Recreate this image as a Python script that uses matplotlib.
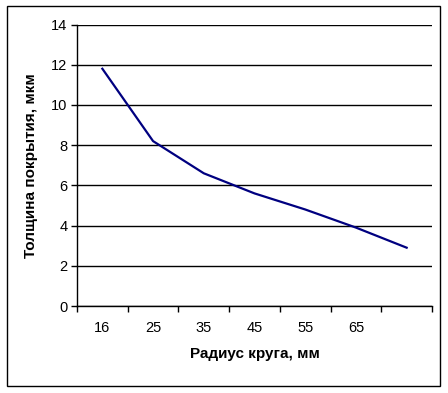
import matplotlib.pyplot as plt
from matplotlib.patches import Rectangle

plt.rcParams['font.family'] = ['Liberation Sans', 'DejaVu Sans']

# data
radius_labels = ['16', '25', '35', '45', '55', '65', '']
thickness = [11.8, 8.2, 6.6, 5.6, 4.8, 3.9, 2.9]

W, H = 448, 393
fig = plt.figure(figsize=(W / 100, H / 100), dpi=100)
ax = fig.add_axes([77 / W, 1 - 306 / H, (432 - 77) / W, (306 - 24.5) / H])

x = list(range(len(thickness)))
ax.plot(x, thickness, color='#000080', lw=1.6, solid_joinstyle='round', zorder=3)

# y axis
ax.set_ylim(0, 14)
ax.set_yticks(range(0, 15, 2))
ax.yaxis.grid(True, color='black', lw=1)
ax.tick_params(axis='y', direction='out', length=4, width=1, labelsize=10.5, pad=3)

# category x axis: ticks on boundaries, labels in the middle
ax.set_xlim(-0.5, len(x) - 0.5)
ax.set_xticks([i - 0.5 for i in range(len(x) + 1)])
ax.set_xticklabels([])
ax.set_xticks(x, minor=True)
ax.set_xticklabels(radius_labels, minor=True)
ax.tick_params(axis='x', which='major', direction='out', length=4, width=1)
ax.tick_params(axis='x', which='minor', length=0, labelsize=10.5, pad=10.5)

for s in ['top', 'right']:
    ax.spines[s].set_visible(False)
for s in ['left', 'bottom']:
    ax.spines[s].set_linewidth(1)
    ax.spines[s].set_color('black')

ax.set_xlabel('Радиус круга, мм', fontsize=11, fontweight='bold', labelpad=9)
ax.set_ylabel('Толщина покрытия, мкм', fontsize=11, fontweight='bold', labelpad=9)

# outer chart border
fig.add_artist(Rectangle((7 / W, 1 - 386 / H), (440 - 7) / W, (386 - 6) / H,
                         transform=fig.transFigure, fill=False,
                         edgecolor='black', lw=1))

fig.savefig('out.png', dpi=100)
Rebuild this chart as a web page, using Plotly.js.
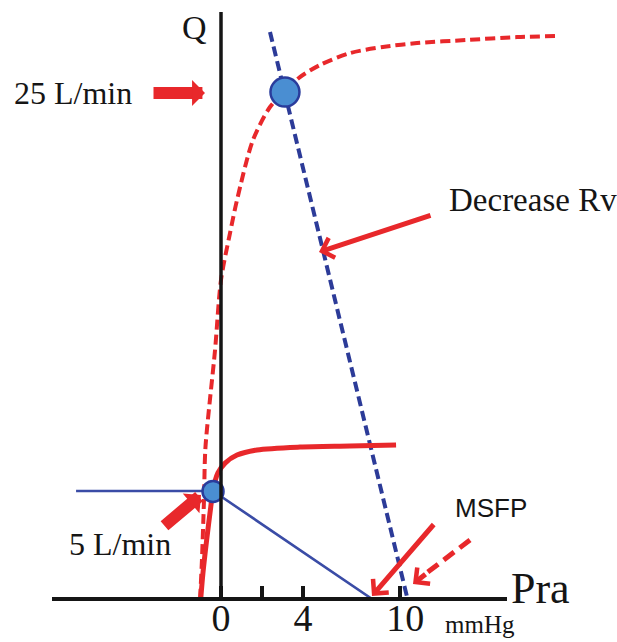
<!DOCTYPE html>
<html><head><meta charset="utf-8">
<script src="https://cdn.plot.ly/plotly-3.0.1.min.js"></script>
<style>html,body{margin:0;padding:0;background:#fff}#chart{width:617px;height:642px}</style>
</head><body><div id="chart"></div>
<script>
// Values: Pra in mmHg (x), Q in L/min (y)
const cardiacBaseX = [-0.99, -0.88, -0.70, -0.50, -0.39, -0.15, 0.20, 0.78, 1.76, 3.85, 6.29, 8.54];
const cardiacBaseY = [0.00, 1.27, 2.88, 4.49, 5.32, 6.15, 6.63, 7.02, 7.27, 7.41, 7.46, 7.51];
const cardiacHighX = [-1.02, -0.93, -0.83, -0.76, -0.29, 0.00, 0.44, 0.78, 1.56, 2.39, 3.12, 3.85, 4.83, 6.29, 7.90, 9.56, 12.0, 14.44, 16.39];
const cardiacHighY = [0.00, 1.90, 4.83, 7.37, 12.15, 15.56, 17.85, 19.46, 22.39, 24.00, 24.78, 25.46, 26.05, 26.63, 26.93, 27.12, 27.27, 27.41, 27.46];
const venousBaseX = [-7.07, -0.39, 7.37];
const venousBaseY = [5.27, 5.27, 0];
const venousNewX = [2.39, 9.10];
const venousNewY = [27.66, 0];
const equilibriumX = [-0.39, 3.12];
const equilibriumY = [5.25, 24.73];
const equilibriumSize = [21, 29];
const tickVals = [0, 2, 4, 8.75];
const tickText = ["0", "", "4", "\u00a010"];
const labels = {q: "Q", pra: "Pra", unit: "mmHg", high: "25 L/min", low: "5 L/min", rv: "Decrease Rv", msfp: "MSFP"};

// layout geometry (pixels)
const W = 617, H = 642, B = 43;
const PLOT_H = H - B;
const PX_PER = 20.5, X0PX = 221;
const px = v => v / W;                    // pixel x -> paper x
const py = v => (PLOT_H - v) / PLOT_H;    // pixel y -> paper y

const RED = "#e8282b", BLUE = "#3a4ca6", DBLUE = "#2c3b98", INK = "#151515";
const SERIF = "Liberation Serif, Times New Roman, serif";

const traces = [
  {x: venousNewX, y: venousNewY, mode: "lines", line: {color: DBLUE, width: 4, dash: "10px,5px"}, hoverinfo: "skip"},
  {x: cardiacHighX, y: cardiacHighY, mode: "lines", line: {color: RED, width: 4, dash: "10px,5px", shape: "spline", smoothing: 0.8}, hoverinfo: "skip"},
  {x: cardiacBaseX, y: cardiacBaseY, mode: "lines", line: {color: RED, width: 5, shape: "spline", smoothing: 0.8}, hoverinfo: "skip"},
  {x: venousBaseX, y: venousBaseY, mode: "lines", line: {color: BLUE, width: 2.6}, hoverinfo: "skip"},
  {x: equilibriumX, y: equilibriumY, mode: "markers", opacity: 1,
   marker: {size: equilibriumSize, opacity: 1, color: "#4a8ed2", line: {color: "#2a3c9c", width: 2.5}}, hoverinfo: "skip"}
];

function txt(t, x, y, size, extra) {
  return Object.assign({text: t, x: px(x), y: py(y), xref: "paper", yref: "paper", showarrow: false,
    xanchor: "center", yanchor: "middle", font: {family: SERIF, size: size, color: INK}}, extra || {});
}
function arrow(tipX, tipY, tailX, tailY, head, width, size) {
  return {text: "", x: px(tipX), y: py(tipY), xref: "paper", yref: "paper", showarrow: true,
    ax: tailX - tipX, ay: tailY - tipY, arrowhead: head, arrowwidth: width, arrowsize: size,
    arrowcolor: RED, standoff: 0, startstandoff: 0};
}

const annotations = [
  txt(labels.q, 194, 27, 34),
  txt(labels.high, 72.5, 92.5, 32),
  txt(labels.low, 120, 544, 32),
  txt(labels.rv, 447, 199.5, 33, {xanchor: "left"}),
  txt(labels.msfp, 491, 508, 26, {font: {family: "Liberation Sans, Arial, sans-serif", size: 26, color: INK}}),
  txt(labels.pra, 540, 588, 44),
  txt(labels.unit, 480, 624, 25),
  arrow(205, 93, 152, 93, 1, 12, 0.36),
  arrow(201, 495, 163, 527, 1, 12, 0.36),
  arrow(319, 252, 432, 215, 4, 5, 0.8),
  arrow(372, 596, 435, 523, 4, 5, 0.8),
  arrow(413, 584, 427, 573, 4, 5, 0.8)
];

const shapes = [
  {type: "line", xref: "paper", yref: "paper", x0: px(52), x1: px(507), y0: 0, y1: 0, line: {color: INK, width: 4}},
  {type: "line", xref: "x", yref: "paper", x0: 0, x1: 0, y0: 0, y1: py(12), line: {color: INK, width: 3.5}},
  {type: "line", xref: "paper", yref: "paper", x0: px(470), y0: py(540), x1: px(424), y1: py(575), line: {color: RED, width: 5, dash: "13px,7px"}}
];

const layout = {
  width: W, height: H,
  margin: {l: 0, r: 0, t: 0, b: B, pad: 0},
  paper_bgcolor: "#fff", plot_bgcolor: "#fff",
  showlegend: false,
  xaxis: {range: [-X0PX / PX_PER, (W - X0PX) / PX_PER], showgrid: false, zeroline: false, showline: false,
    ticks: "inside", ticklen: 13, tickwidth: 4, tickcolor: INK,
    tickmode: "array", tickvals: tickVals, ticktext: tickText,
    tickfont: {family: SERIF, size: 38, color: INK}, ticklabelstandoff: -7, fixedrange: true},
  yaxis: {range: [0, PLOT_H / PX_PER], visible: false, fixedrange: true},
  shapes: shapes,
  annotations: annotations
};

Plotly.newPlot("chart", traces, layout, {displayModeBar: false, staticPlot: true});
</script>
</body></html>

§ Exercise details
Return the entries unchanged, save for the pictures, which do not belong in the copy.

§ Response to the task
Recreate this image as a Python script that uses matplotlib.
import matplotlib.pyplot as plt
from matplotlib.patches import Rectangle

plt.rcParams['font.family'] = ['Liberation Sans', 'DejaVu Sans']

# data
radius_labels = ['16', '25', '35', '45', '55', '65', '']
thickness = [11.8, 8.2, 6.6, 5.6, 4.8, 3.9, 2.9]

W, H = 448, 393
fig = plt.figure(figsize=(W / 100, H / 100), dpi=100)
ax = fig.add_axes([77 / W, 1 - 306 / H, (432 - 77) / W, (306 - 24.5) / H])

x = list(range(len(thickness)))
ax.plot(x, thickness, color='#000080', lw=1.6, solid_joinstyle='round', zorder=3)

# y axis
ax.set_ylim(0, 14)
ax.set_yticks(range(0, 15, 2))
ax.yaxis.grid(True, color='black', lw=1)
ax.tick_params(axis='y', direction='out', length=4, width=1, labelsize=10.5, pad=3)

# category x axis: ticks on boundaries, labels in the middle
ax.set_xlim(-0.5, len(x) - 0.5)
ax.set_xticks([i - 0.5 for i in range(len(x) + 1)])
ax.set_xticklabels([])
ax.set_xticks(x, minor=True)
ax.set_xticklabels(radius_labels, minor=True)
ax.tick_params(axis='x', which='major', direction='out', length=4, width=1)
ax.tick_params(axis='x', which='minor', length=0, labelsize=10.5, pad=10.5)

for s in ['top', 'right']:
    ax.spines[s].set_visible(False)
for s in ['left', 'bottom']:
    ax.spines[s].set_linewidth(1)
    ax.spines[s].set_color('black')

ax.set_xlabel('Радиус круга, мм', fontsize=11, fontweight='bold', labelpad=9)
ax.set_ylabel('Толщина покрытия, мкм', fontsize=11, fontweight='bold', labelpad=9)

# outer chart border
fig.add_artist(Rectangle((7 / W, 1 - 386 / H), (440 - 7) / W, (386 - 6) / H,
                         transform=fig.transFigure, fill=False,
                         edgecolor='black', lw=1))

fig.savefig('out.png', dpi=100)
Rebuild this chart as a web page, using Plotly.js.
<!DOCTYPE html>
<html><head><meta charset="utf-8">
<script src="https://cdn.plot.ly/plotly-3.0.1.min.js"></script>
<style>html,body{margin:0;padding:0;background:#fff}#chart{width:617px;height:642px}</style>
</head><body><div id="chart"></div>
<script>
// Values: Pra in mmHg (x), Q in L/min (y)
const cardiacBaseX = [-0.99, -0.88, -0.70, -0.50, -0.39, -0.15, 0.20, 0.78, 1.76, 3.85, 6.29, 8.54];
const cardiacBaseY = [0.00, 1.27, 2.88, 4.49, 5.32, 6.15, 6.63, 7.02, 7.27, 7.41, 7.46, 7.51];
const cardiacHighX = [-1.02, -0.93, -0.83, -0.76, -0.29, 0.00, 0.44, 0.78, 1.56, 2.39, 3.12, 3.85, 4.83, 6.29, 7.90, 9.56, 12.0, 14.44, 16.39];
const cardiacHighY = [0.00, 1.90, 4.83, 7.37, 12.15, 15.56, 17.85, 19.46, 22.39, 24.00, 24.78, 25.46, 26.05, 26.63, 26.93, 27.12, 27.27, 27.41, 27.46];
const venousBaseX = [-7.07, -0.39, 7.37];
const venousBaseY = [5.27, 5.27, 0];
const venousNewX = [2.39, 9.10];
const venousNewY = [27.66, 0];
const equilibriumX = [-0.39, 3.12];
const equilibriumY = [5.25, 24.73];
const equilibriumSize = [21, 29];
const tickVals = [0, 2, 4, 8.75];
const tickText = ["0", "", "4", "\u00a010"];
const labels = {q: "Q", pra: "Pra", unit: "mmHg", high: "25 L/min", low: "5 L/min", rv: "Decrease Rv", msfp: "MSFP"};

// layout geometry (pixels)
const W = 617, H = 642, B = 43;
const PLOT_H = H - B;
const PX_PER = 20.5, X0PX = 221;
const px = v => v / W;                    // pixel x -> paper x
const py = v => (PLOT_H - v) / PLOT_H;    // pixel y -> paper y

const RED = "#e8282b", BLUE = "#3a4ca6", DBLUE = "#2c3b98", INK = "#151515";
const SERIF = "Liberation Serif, Times New Roman, serif";

const traces = [
  {x: venousNewX, y: venousNewY, mode: "lines", line: {color: DBLUE, width: 4, dash: "10px,5px"}, hoverinfo: "skip"},
  {x: cardiacHighX, y: cardiacHighY, mode: "lines", line: {color: RED, width: 4, dash: "10px,5px", shape: "spline", smoothing: 0.8}, hoverinfo: "skip"},
  {x: cardiacBaseX, y: cardiacBaseY, mode: "lines", line: {color: RED, width: 5, shape: "spline", smoothing: 0.8}, hoverinfo: "skip"},
  {x: venousBaseX, y: venousBaseY, mode: "lines", line: {color: BLUE, width: 2.6}, hoverinfo: "skip"},
  {x: equilibriumX, y: equilibriumY, mode: "markers", opacity: 1,
   marker: {size: equilibriumSize, opacity: 1, color: "#4a8ed2", line: {color: "#2a3c9c", width: 2.5}}, hoverinfo: "skip"}
];

function txt(t, x, y, size, extra) {
  return Object.assign({text: t, x: px(x), y: py(y), xref: "paper", yref: "paper", showarrow: false,
    xanchor: "center", yanchor: "middle", font: {family: SERIF, size: size, color: INK}}, extra || {});
}
function arrow(tipX, tipY, tailX, tailY, head, width, size) {
  return {text: "", x: px(tipX), y: py(tipY), xref: "paper", yref: "paper", showarrow: true,
    ax: tailX - tipX, ay: tailY - tipY, arrowhead: head, arrowwidth: width, arrowsize: size,
    arrowcolor: RED, standoff: 0, startstandoff: 0};
}

const annotations = [
  txt(labels.q, 194, 27, 34),
  txt(labels.high, 72.5, 92.5, 32),
  txt(labels.low, 120, 544, 32),
  txt(labels.rv, 447, 199.5, 33, {xanchor: "left"}),
  txt(labels.msfp, 491, 508, 26, {font: {family: "Liberation Sans, Arial, sans-serif", size: 26, color: INK}}),
  txt(labels.pra, 540, 588, 44),
  txt(labels.unit, 480, 624, 25),
  arrow(205, 93, 152, 93, 1, 12, 0.36),
  arrow(201, 495, 163, 527, 1, 12, 0.36),
  arrow(319, 252, 432, 215, 4, 5, 0.8),
  arrow(372, 596, 435, 523, 4, 5, 0.8),
  arrow(413, 584, 427, 573, 4, 5, 0.8)
];

const shapes = [
  {type: "line", xref: "paper", yref: "paper", x0: px(52), x1: px(507), y0: 0, y1: 0, line: {color: INK, width: 4}},
  {type: "line", xref: "x", yref: "paper", x0: 0, x1: 0, y0: 0, y1: py(12), line: {color: INK, width: 3.5}},
  {type: "line", xref: "paper", yref: "paper", x0: px(470), y0: py(540), x1: px(424), y1: py(575), line: {color: RED, width: 5, dash: "13px,7px"}}
];

const layout = {
  width: W, height: H,
  margin: {l: 0, r: 0, t: 0, b: B, pad: 0},
  paper_bgcolor: "#fff", plot_bgcolor: "#fff",
  showlegend: false,
  xaxis: {range: [-X0PX / PX_PER, (W - X0PX) / PX_PER], showgrid: false, zeroline: false, showline: false,
    ticks: "inside", ticklen: 13, tickwidth: 4, tickcolor: INK,
    tickmode: "array", tickvals: tickVals, ticktext: tickText,
    tickfont: {family: SERIF, size: 38, color: INK}, ticklabelstandoff: -7, fixedrange: true},
  yaxis: {range: [0, PLOT_H / PX_PER], visible: false, fixedrange: true},
  shapes: shapes,
  annotations: annotations
};

Plotly.newPlot("chart", traces, layout, {displayModeBar: false, staticPlot: true});
</script>
</body></html>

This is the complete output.